╭──

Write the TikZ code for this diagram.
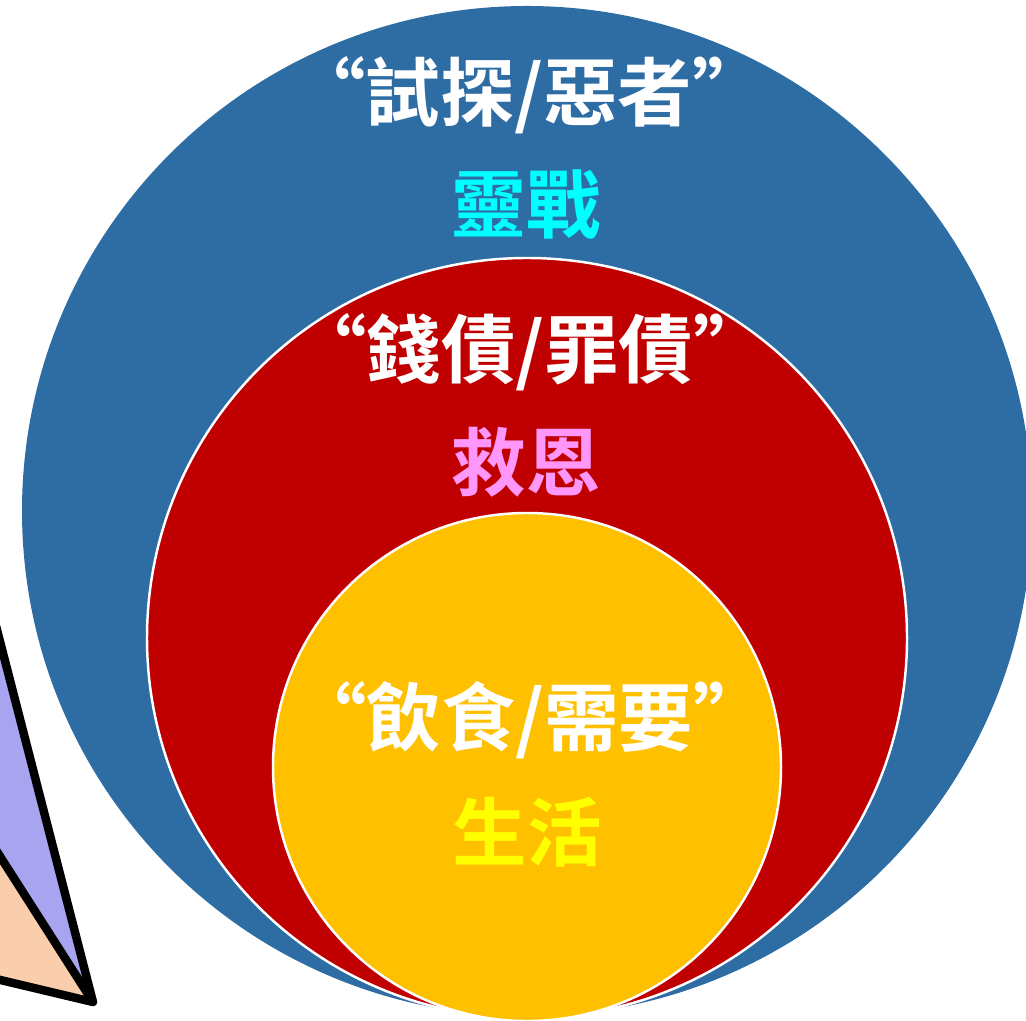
\documentclass[tikz,border=0pt]{standalone}
\usepackage{fontspec}
\newfontfamily\cjk{Noto Sans CJK TC}[BoldFont={Noto Sans CJK TC Bold}]
\usetikzlibrary{positioning}
\definecolor{ringblue}{RGB}{46,109,164}
\definecolor{ringred}{RGB}{192,0,0}
\definecolor{ringgold}{RGB}{255,192,0}
\definecolor{lilac}{RGB}{168,164,240}
\definecolor{peach}{RGB}{250,205,172}
\definecolor{aqua}{RGB}{0,255,255}
\definecolor{orchid}{RGB}{255,150,250}
\definecolor{lemon}{RGB}{255,255,0}
\newcommand\midx{5.27}

\begin{document}
\begin{tikzpicture}[ring/.style={circle, inner sep=0pt},
    edge/.style={line width=2.4pt, line join=round},
    quoteline/.style={font=\cjk\bfseries\fontsize{21.2}{25}\selectfont, text=white, inner sep=0pt},
    theme/.style={font=\cjk\bfseries\fontsize{21.2}{25}\selectfont, inner sep=0pt}]

    \clip (0, 0) rectangle (10.26, -10.20);

    % Triangle at the left edge
    \fill[lilac] (-0.21, -5.60) -- (0.93, -10.02) -- (-0.50, -7.78) -- cycle;
    \fill[peach] (-0.50, -7.78) -- (0.93, -10.02) -- (-0.50, -9.68) -- cycle;
    \draw[edge] (-0.21, -5.60) -- (0.93, -10.02) -- (-0.50, -9.68);
    \draw[edge] (-0.50, -7.78) -- (0.93, -10.02);

    % Rings
    \node at (\midx, -5.11) [ring, fill=ringblue, minimum size=10.10cm] (outer) {};
    \node at (\midx, -6.38) [ring, fill=ringred, draw=white, line width=0.7pt, minimum size=7.60cm] (middle) {};
    \node at (\midx, -7.67) [ring, fill=ringgold, draw=white, line width=0.7pt, minimum size=5.08cm] (inner) {};

    % Words
    \node at (\midx + 0.02, -0.95) [quoteline] (tempt) {“試探/惡者”};
    \node at (\midx - 0.01, -2.05) [theme, text=aqua] (war) {靈戰};
    \node at (\midx + 0.03, -3.52) [quoteline] (debt) {“錢債/罪債”};
    \node at (\midx - 0.01, -4.62) [theme, text=orchid] (grace) {救恩};
    \node at (\midx + 0.03, -7.20) [quoteline] (food) {“飲食/需要”};
    \node at (\midx, -8.32) [theme, text=lemon] (life) {生活};

\end{tikzpicture}
\end{document}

╰──

WHAT IS ASKED » Transcribe the whole listing exactly. Pictures stay out of your copy.

RESULT OF THIS TASK »
Write the TikZ code for this diagram.
\documentclass[tikz,border=0pt]{standalone}
\usepackage{fontspec}
\newfontfamily\cjk{Noto Sans CJK TC}[BoldFont={Noto Sans CJK TC Bold}]
\usetikzlibrary{positioning}
\definecolor{ringblue}{RGB}{46,109,164}
\definecolor{ringred}{RGB}{192,0,0}
\definecolor{ringgold}{RGB}{255,192,0}
\definecolor{lilac}{RGB}{168,164,240}
\definecolor{peach}{RGB}{250,205,172}
\definecolor{aqua}{RGB}{0,255,255}
\definecolor{orchid}{RGB}{255,150,250}
\definecolor{lemon}{RGB}{255,255,0}
\newcommand\midx{5.27}

\begin{document}
\begin{tikzpicture}[ring/.style={circle, inner sep=0pt},
    edge/.style={line width=2.4pt, line join=round},
    quoteline/.style={font=\cjk\bfseries\fontsize{21.2}{25}\selectfont, text=white, inner sep=0pt},
    theme/.style={font=\cjk\bfseries\fontsize{21.2}{25}\selectfont, inner sep=0pt}]

    \clip (0, 0) rectangle (10.26, -10.20);

    % Triangle at the left edge
    \fill[lilac] (-0.21, -5.60) -- (0.93, -10.02) -- (-0.50, -7.78) -- cycle;
    \fill[peach] (-0.50, -7.78) -- (0.93, -10.02) -- (-0.50, -9.68) -- cycle;
    \draw[edge] (-0.21, -5.60) -- (0.93, -10.02) -- (-0.50, -9.68);
    \draw[edge] (-0.50, -7.78) -- (0.93, -10.02);

    % Rings
    \node at (\midx, -5.11) [ring, fill=ringblue, minimum size=10.10cm] (outer) {};
    \node at (\midx, -6.38) [ring, fill=ringred, draw=white, line width=0.7pt, minimum size=7.60cm] (middle) {};
    \node at (\midx, -7.67) [ring, fill=ringgold, draw=white, line width=0.7pt, minimum size=5.08cm] (inner) {};

    % Words
    \node at (\midx + 0.02, -0.95) [quoteline] (tempt) {“試探/惡者”};
    \node at (\midx - 0.01, -2.05) [theme, text=aqua] (war) {靈戰};
    \node at (\midx + 0.03, -3.52) [quoteline] (debt) {“錢債/罪債”};
    \node at (\midx - 0.01, -4.62) [theme, text=orchid] (grace) {救恩};
    \node at (\midx + 0.03, -7.20) [quoteline] (food) {“飲食/需要”};
    \node at (\midx, -8.32) [theme, text=lemon] (life) {生活};

\end{tikzpicture}
\end{document}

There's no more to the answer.